Cette recension a été publiée dans le numéro d’automne 2024 de Politique étrangère (n° 3/2024). Clément Therme propose une analyse de l’ouvrage de Narges Bajoghli, Vali Nasr, Djavad Salehi-Isfahani et Ali Vaez, How Sanctions Work: Iran and the Impact of Economic Warfare (Stanford University Press, 2024, 212 pages).
Le principal mérite de cet ouvrage est de présenter une vision « par le bas » (bottom-up) des sanctions en vigueur contre la République islamique d’Iran depuis l’émergence du nouveau régime. Les effets des sanctions sont donc envisagés au sein de la société iranienne (appauvrissement des classes moyennes et enrichissement des réseaux des Gardiens de la révolution), avec une attention particulière accordée aux effets non désirés des sanctions.
Les auteurs défendent une position politique critique vis-à-vis des décideurs de Washington, en leur prêtant l’intention d’affaiblir l’Iran et non exclusivement les autorités iraniennes. L’angle mort de cet argument est de confondre ce qui relève de l’Iran en tant que nation avec le seul système politique de la République islamique (nezam). Même si les auteurs mentionnent brièvement les stratégies de désinformation de Téhéran en Occident, ils accordent une attention insuffisante à la question des sanctions comme instrument de gouvernance de la République islamique elle-même.
Un autre point mérite attention : la surinterprétation du facteur « sanctions » dans les explications du déclenchement des manifestations populaires (2009, 2017-2018, 2019 et 2022) ou dans les dysfonctionnements économiques du pays. Il est ainsi très difficile de mesurer la part des sanctions dans les difficultés rencontrées par rapport à d’autres facteurs comme la corruption, la mauvaise gestion ou les choix économiques des décideurs iraniens.
Cette complexité dans l’évaluation des effets des sanctions est une réalité qui contribue à nuancer les conclusions des auteurs, lesquels ont, malgré la pertinence des récits des citoyens iraniens de l’intérieur du pays, une lecture trop souvent américano-centrée du sujet. Le prisme des sanctions est en effet une condition nécessaire mais non suffisante pour comprendre les dynamiques sociales internes du pays, la vie politique, les dynamiques macroéconomiques, les relations irano-américaines ou, plus largement, le positionnement international de l’Iran.
Les parties les plus intéressantes concernent la critique du discours officiel américain sur les objectifs politiques assignés aux sanctions. Il est évident que les objectifs affichés de démocratisation, de changement de la politique nucléaire ou de révision de la stratégie régionale de l’Iran n’ont pas été atteints après plus de quarante-cinq ans de sanctions. Les auteurs estiment que les sanctions ont, au contraire, renforcé la République islamique, affaibli et appauvri la majorité de la population iranienne et accentué la posture militariste de l’Iran face aux États-Unis et dans la région.

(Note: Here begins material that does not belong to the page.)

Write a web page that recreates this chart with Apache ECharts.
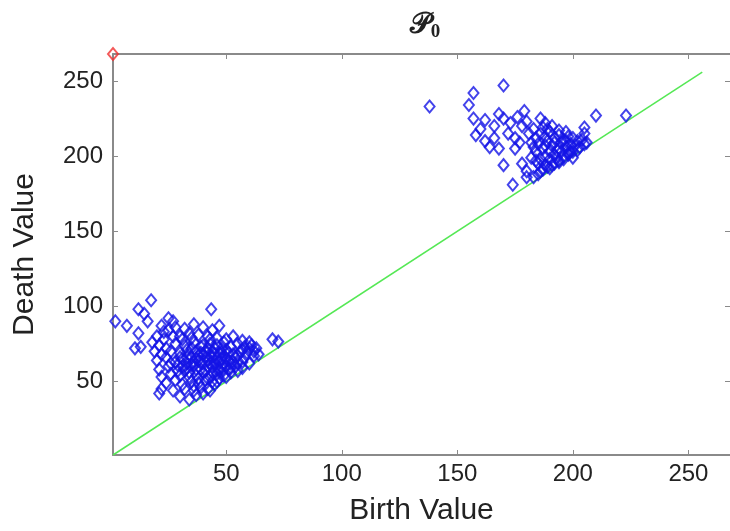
<!DOCTYPE html>
<html>
<head>
<meta charset="utf-8">
<script src="https://cdn.jsdelivr.net/npm/echarts@6/dist/echarts.min.js"></script>
<style>
  html, body { margin: 0; padding: 0; background: #fff; }
  #main { width: 730px; height: 531px; }
</style>
</head>
<body>
<div id="main"></div>
<script>
// cluster of short-lived components (birth, death)
var lowCluster = [
  [2, 90], [7, 87], [12, 98], [17.5, 104], [14.5, 95], [16, 90], [12, 82], [13, 73], [10.5, 72],
  [25, 92], [43.5, 98], [70, 78], [72.5, 76.5],
  [22, 87], [25, 84], [28, 86], [32, 85], [36, 88], [40, 86], [44, 84], [47, 87], [34, 82], [30, 80],
  [20, 80], [23, 78], [27, 80], [31, 78], [35, 79], [38, 81], [42, 80], [46, 79], [50, 78], [53, 80], [57, 77], [60, 76],
  [21, 74], [24, 72], [28, 75], [32, 74], [36, 76], [39, 73], [43, 75], [46, 74], [49, 76], [52, 73], [55, 75], [58, 73], [61, 74], [63, 72],
  [19, 70], [22, 68], [26, 70], [30, 69], [33, 71], [37, 70], [40, 68], [44, 70], [47, 69], [50, 71], [53, 68], [56, 70], [59, 69], [62, 67],
  [20, 64], [24, 66], [28, 63], [31, 65], [35, 66], [38, 64], [41, 66], [45, 63], [48, 65], [51, 64], [54, 66], [57, 63], [60, 62],
  [21, 58], [25, 60], [29, 61], [33, 59], [36, 61], [39, 58], [42, 60], [45, 61], [48, 59], [51, 58], [54, 60], [57, 59],
  [22, 53], [26, 55], [30, 54], [34, 56], [37, 54], [40, 56], [43, 53], [46, 55], [49, 54], [52, 56], [55, 57],
  [24, 49], [28, 51], [31, 48], [35, 50], [38, 49], [41, 51], [44, 50], [47, 52], [50, 53],
  [22, 45], [27, 44], [32, 45], [36, 44], [39, 46], [42, 45], [45, 48],
  [21, 42], [30, 40], [34, 38], [37, 41], [40, 42], [43, 44],
  [38, 67], [40, 62], [42, 72], [44, 66], [46, 58], [43, 62], [41, 57], [39, 69], [45, 68], [47, 63],
  [49, 67], [36, 63], [34, 68], [37, 58], [35, 72], [33, 62], [30, 66], [32, 57], [40, 74], [43, 78],
  [48, 72], [52, 62], [50, 60], [44, 56], [42, 52], [38, 52], [36, 47], [34, 53], [46, 50], [48, 56],
  [18, 76], [26, 62], [29, 57], [64, 68], [62, 70], [58, 66], [55, 62], [60, 72], [23, 83], [27, 90],
  [39, 63], [41, 70], [43, 67], [45, 72], [47, 58], [49, 62], [51, 69], [53, 63], [55, 67], [57, 71],
  [37, 65], [35, 61], [33, 66], [31, 60], [42, 64], [44, 60], [46, 66], [48, 69], [50, 65], [52, 59]
];

// cluster of long-lived components
var highCluster = [
  [138, 233], [157, 242], [170, 247], [155, 234], [157, 225], [162, 224], [158, 214], [162, 210], [164, 206],
  [170, 194], [174, 181], [160, 218], [166, 220], [168, 228], [170, 225], [173, 222], [176, 226], [172, 215],
  [175, 212], [166, 212], [168, 205], [178, 220], [180, 223], [183, 218], [179, 230], [186, 225], [188, 222],
  [184, 212], [185, 188], [180, 190], [178, 195], [182, 199], [210, 227], [223, 227], [205, 219], [205, 215],
  [175, 205], [177, 209],
  [185, 208], [187, 205], [189, 210], [191, 207], [193, 204], [195, 209], [197, 206], [199, 203], [201, 207],
  [188, 200], [190, 198], [192, 201], [194, 197], [196, 200], [198, 202], [200, 199], [202, 204],
  [186, 215], [188, 213], [190, 216], [192, 212], [194, 214], [196, 211], [198, 213],
  [184, 203], [186, 198], [188, 194], [190, 192], [192, 195], [194, 196], [196, 198], [198, 201], [200, 203],
  [203, 206], [205, 208], [183, 206], [187, 191], [189, 193], [191, 194], [193, 199], [195, 203], [197, 210],
  [199, 208], [185, 195], [182, 209], [181, 215], [200, 212], [202, 210], [204, 211], [206, 209],
  [189, 218], [191, 220], [194, 217], [197, 216], [187, 219], [184, 197], [186, 190], [183, 186], [180, 186],
  [194, 205], [188, 207], [190, 203], [192, 209]
];

// the component that never dies, drawn at the top of the plot
var essential = [[1, 268]];
var diagonal = [[1, 1], [256, 256]];
var tickValues = [50, 100, 150, 200, 250];
var axisMin = 1, axisMax = 268;

var chart = echarts.init(document.getElementById('main'));

var axisGrey = '#8a8a8a';
var labelFont = { fontFamily: 'Liberation Sans', fontSize: 24, color: '#222' };

function boxAxis(extra) {
  return Object.assign({
    type: 'value',
    min: axisMin,
    max: axisMax,
    splitLine: { show: false },
    axisLine: { show: true, lineStyle: { color: axisGrey, width: 2 } },
    axisTick: { show: true, inside: true, length: 5, customValues: tickValues, lineStyle: { color: axisGrey, width: 1 } },
    axisLabel: { show: false }
  }, extra);
}

chart.setOption({
  backgroundColor: '#fff',
  animation: false,
  title: {
    text: '{p|𝒫}{s|0}',
    left: 420,
    top: 4,
    textAlign: 'center',
    textStyle: {
      rich: {
        p: { fontFamily: 'DejaVu Serif', fontSize: 29, color: '#222' },
        s: { fontFamily: 'Liberation Serif', fontSize: 19, color: '#222', padding: [14, 0, 0, 0] }
      }
    }
  },
  grid: { left: 113, top: 54, right: -4, bottom: 73 },
  xAxis: [
    boxAxis({
      position: 'bottom',
      name: 'Birth Value',
      nameLocation: 'middle',
      nameGap: 41,
      nameTextStyle: { fontFamily: 'Liberation Sans', fontSize: 30, color: '#222' },
      axisLabel: Object.assign({ show: true, margin: 7, customValues: tickValues }, labelFont)
    }),
    boxAxis({ position: 'top' })
  ],
  yAxis: [
    boxAxis({
      position: 'left',
      name: 'Death Value',
      nameLocation: 'middle',
      nameGap: 73,
      nameTextStyle: { fontFamily: 'Liberation Sans', fontSize: 30, color: '#222' },
      axisLabel: Object.assign({ show: true, margin: 10, customValues: tickValues }, labelFont)
    }),
    // right edge of the box falls just outside the picture; only its ticks show
    boxAxis({ position: 'right', axisLine: { show: false } })
  ],
  series: [
    {
      type: 'line',
      data: diagonal,
      symbol: 'none',
      lineStyle: { color: '#55e855', width: 1.5 },
      z: 1
    },
    {
      type: 'scatter',
      data: lowCluster.concat(highCluster),
      symbol: 'diamond',
      symbolSize: [10, 12],
      itemStyle: { color: 'transparent', borderColor: '#1414e6', borderWidth: 2 },
      z: 2
    },
    {
      type: 'scatter',
      data: essential,
      symbol: 'diamond',
      symbolSize: [10, 12],
      clip: false,
      itemStyle: { color: 'transparent', borderColor: '#f03030', borderWidth: 2 },
      z: 3
    }
  ]
});
</script>
</body>
</html>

Une autre dimension soulignée par les auteurs concerne les effets systémiques des stratégies de contournement des sanctions, avec à terme un risque d’affaiblissement du dollar comme monnaie de référence dans les transactions internationales. Le cas iranien peut en effet servir d’élément de réflexion pour les stratégies russe ou chinoise de Washington : les sanctions en tant qu’outil politique ne permettent pas d’imposer un respect des normes juridiques américaines et encouragent plutôt des stratégies de résistance face à ce qui est perçu par les États sanctionnés comme une ambition « hégémonique » de Washington.